Some systems combine both functionalities, though with operational trade-offs. Self-consumption patterns typically maintain lower charge states, requiring manual switching to backup mode when anticipating outages from extreme weather events.

Lithium-ion solar batteries operate on the same electrochemical principles as their smaller counterparts in consumer electronics. Inside each battery cell, lithium ions shuttle between negative anodes and positive cathodes through electrolyte membranes, releasing electrons that generate electrical current.

During discharge, ions flow from anode to cathode while electrons power external devices. Charging reverses this process, with solar energy forcing ions back to the anode to restore energy potential. Common lithium-ion variants include lithium nickel manganese cobalt (NMC) and lithium iron phosphate (LFP) chemistries, differing in cathode composition.
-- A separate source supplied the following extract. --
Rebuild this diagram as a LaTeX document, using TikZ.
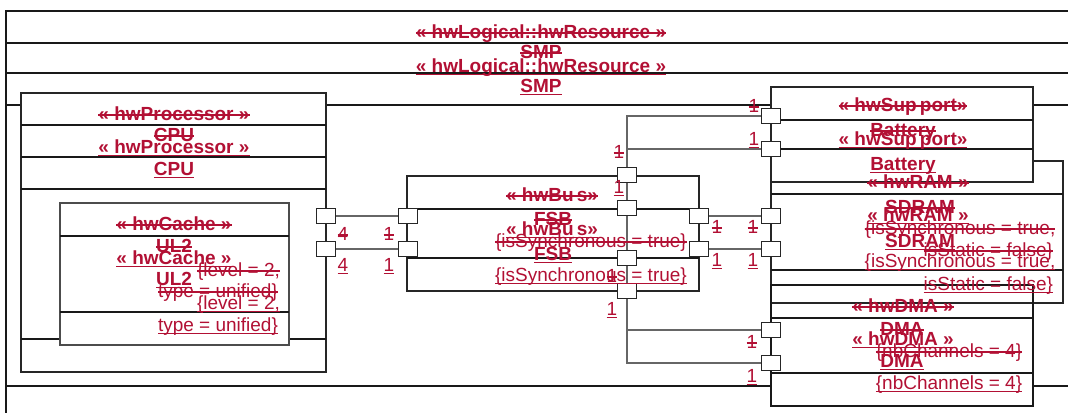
\documentclass[tikz,border=0pt]{standalone}
\usepackage{fontspec}
\setmainfont{Liberation Sans}
\usetikzlibrary{calc}
\definecolor{umlred}{RGB}{178,16,52}
\newcommand\txtA[4]{\node[txt,#1] (#2) at (#3) {#4};
  \draw[redln] ($(#2.base west)+(0,-5)$) -- ($(#2.base east)+(0,-5)$);}
\newcommand\txtB[4]{\node[txt,#1] (#2) at (#3) {#4};
  \draw[redln] ($(#2.base west)+(0,2.5)$) -- ($(#2.base east)+(0,2.5)$);}
\begin{document}
\begin{tikzpicture}[x=1pt,y=-1pt,
  frm/.style={draw=black!90,line width=1.4pt},
  box/.style={draw=black!85,line width=1.3pt,fill=white,inner sep=0pt,outer sep=0pt,anchor=north west},
  sep/.style={draw=black!90,line width=1.3pt},
  conn/.style={draw=black!60,line width=1.3pt},
  port/.style={draw=black!85,line width=1.2pt,fill=white,minimum width=19pt,minimum height=15pt,inner sep=0pt,outer sep=0pt},
  txt/.style={text=umlred,inner sep=0pt,outer sep=0pt,anchor=base,font=\fontsize{19}{22}\selectfont},
  bf/.style={font=\fontsize{19}{22}\selectfont\bfseries},
  rg/.style={},
  redln/.style={draw=umlred,line width=1.8pt}]
\useasboundingbox (0,0) rectangle (1068,413);
\clip (0,0) rectangle (1068,413);
% outer hwLogical frame
\draw[frm] (1068,11) -- (6,11) -- (6,413);
\foreach \y in {43,73,105,386} \draw[frm] (6,\y) -- (1068,\y);
% CPU
\node[box,minimum width=305pt,minimum height=279pt] (cpu) at (21,93) {};
\foreach \y in {125,157,189,339} \draw[sep] (21,\y) -- (326,\y);
% cache
\node[box,draw=black!70,minimum width=229pt,minimum height=142pt] (cache) at (60,203) {};
\foreach \y in {236,312} \draw[sep] (60,\y) -- (289,\y);
% bus
\node[box,minimum width=292pt,minimum height=115pt] (bus) at (407,176) {};
\foreach \y in {209,258} \draw[sep] (407,\y) -- (699,\y);
% DMA (fill)
\node[box,minimum width=262pt,minimum height=121pt] (dma) at (771,285) {};
% RAM
\node[box,minimum width=292pt,minimum height=142pt] (ram) at (771,161) {};
\foreach \y in {194,270} \draw[sep] (771,\y) -- (1063,\y);
% Battery
\node[box,minimum width=262pt,minimum height=95pt] (bat) at (771,87) {};
\foreach \y in {120,149} \draw[sep] (771,\y) -- (1033,\y);
% DMA outline again
\draw[sep] (dma.north west) rectangle (dma.south east);
\foreach \y in {318,373} \draw[sep] (771,\y) -- (1033,\y);
% ports
\node[port] (pCpuA) at (326,216) {};
\node[port] (pCpuB) at (326,249) {};
\node[port] (pBlA) at (408,216) {};
\node[port] (pBlB) at (408,249) {};
\node[port] (pBrA) at (699,216) {};
\node[port] (pBrB) at (699,249) {};
\node[port] (pBtA) at (627,175) {};
\node[port] (pBtB) at (627,208) {};
\node[port] (pBbA) at (627,258) {};
\node[port] (pBbB) at (627,291) {};
\node[port] (pBatA) at (771,116) {};
\node[port] (pBatB) at (771,149) {};
\node[port] (pRamA) at (771,216) {};
\node[port] (pRamB) at (771,249) {};
\node[port] (pDmaA) at (771,330) {};
\node[port] (pDmaB) at (771,363) {};
% connectors
\begin{scope}[on background layer/.style={}]
\draw[conn] (pCpuA) -- (pBlA);
\draw[conn] (pCpuB) -- (pBlB);
\draw[conn] (pBrA) -- (pRamA);
\draw[conn] (pBrB) -- (pRamB);
\draw[conn] (pBatA) -| (pBtA);
\draw[conn] (pBatB) -| (pBtB);
\draw[conn] (pBtB) -- (pBbA);
\draw[conn] (pBbA) |- (pDmaA);
\draw[conn] (pBbB) |- (pDmaB);
\end{scope}
% redraw ports on top
\foreach \p in {pCpuA,pCpuB,pBlA,pBlB,pBrA,pBrB,pBtA,pBtB,pBbA,pBbB,pBatA,pBatB,pRamA,pRamB,pDmaA,pDmaB}
  \draw[draw=black!85,line width=1.2pt,fill=white] (\p.north west) rectangle (\p.south east);
% texts: logical resource
\txtA{bf}{tTitA}{541,38}{« hwLogical::hwResource »}
\txtB{bf}{tTitB}{541,72}{« hwLogical::hwResource »}
\txtA{bf}{tSmpA}{541,58}{SMP}
\txtB{bf}{tSmpB}{541,92}{SMP}
% CPU
\txtA{bf}{tProA}{174,120}{« hwProcessor »}
\txtB{bf}{tProB}{174,153}{« hwProcessor »}
\txtA{bf}{tCpuA}{174,141}{CPU}
\txtB{bf}{tCpuB}{174,175}{CPU}
% cache
\txtA{bf}{tCacA}{174,230}{« hwCache »}
\txtB{bf}{tCacB}{174,264}{« hwCache »}
\txtA{bf}{tUlA}{174,252}{UL2}
\txtB{bf}{tUlB}{174,285}{UL2}
\txtA{anchor=base west}{tLevA}{197,276}{\{level = 2,}
\txtB{anchor=base west}{tLevB}{197,309}{\{level = 2,}
\txtA{anchor=base west}{tTypA}{158,297}{type = unified\}}
\txtB{anchor=base west}{tTypB}{158,331}{type = unified\}}
% bus
\txtA{bf}{tBusA}{552,201}{« hwBu\,s»}
\txtB{bf}{tBusB}{552,235}{« hwBu\,s»}
\txtA{bf}{tFsbA}{553,225}{FSB}
\txtB{bf}{tFsbB}{553,260}{FSB}
\txtA{}{tSynA}{591,247}{\{isSynchronous = true\}}
\txtB{}{tSynB}{591,281}{\{isSynchronous = true\}}
% RAM
\txtA{bf}{tRamA}{918,188}{« hwRAM »}
\txtB{bf}{tRamB}{918,221}{« hwRAM »}
\txtA{bf}{tSdA}{920,213}{SDRAM}
\txtB{bf}{tSdB}{920,247}{SDRAM}
\txtA{}{tRsA}{960,234}{\{isSynchronous = true,}
\txtB{}{tRsB}{960,267}{\{isSynchronous = true,}
\txtA{anchor=base east}{tStA}{1053,256}{isStatic = false\}}
\txtB{anchor=base east}{tStB}{1053,290}{isStatic = false\}}
% battery
\txtA{bf}{tSupA}{903,111}{« hwSup\,port»}
\txtB{bf}{tSupB}{903,145}{« hwSup\,port»}
\txtA{bf}{tBatA}{903,136}{Battery}
\txtB{bf}{tBatB}{903,170}{Battery}
% DMA
\txtA{bf}{tDmsA}{903,312}{« hwDMA »}
\txtB{bf}{tDmsB}{903,345}{« hwDMA »}
\txtA{bf}{tDmaA}{902,335}{DMA}
\txtB{bf}{tDmaB}{902,367}{DMA}
\txtA{}{tNbA}{949,357}{\{nbChannels = 4\}}
\txtB{}{tNbB}{949,389}{\{nbChannels = 4\}}
% multiplicities
\txtA{}{l4A}{343,240}{4}
\txtB{}{l4B}{343,271}{4}
\txtA{}{l1A}{389,240}{1}
\txtB{}{l1B}{389,271}{1}
\txtA{}{lBtA}{619,158}{1}
\txtB{}{lBtB}{619,193}{1}
\txtA{}{lBbA}{612,282}{1}
\txtB{}{lBbB}{612,315}{1}
\txtA{}{lBrA}{717,233}{1}
\txtB{}{lBrB}{717,266}{1}
\txtA{}{lRaA}{753,233}{1}
\txtB{}{lRaB}{753,266}{1}
\txtA{}{lBaA}{754,112}{1}
\txtB{}{lBaB}{754,145}{1}
\txtA{}{lDaA}{752,348}{1}
\txtB{}{lDaB}{752,382}{1}
\end{tikzpicture}
\end{document}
• Home batteries enable strategic solar energy storage for flexible usage
• Operational modes determine charging/discharging patterns and system priorities
• Lithium-ion technology leverages electrochemical reactions for efficient energy storage

They store surplus solar generation for later use, either for emergency backup during outages or daily cost savings through strategic self-consumption.

Grid-connected systems typically export surplus to the utility grid in exchange for billing credits.

Duration depends on battery capacity and load requirements. Research indicates a 10kWh system can typically sustain critical loads (excluding HVAC) for at least three days.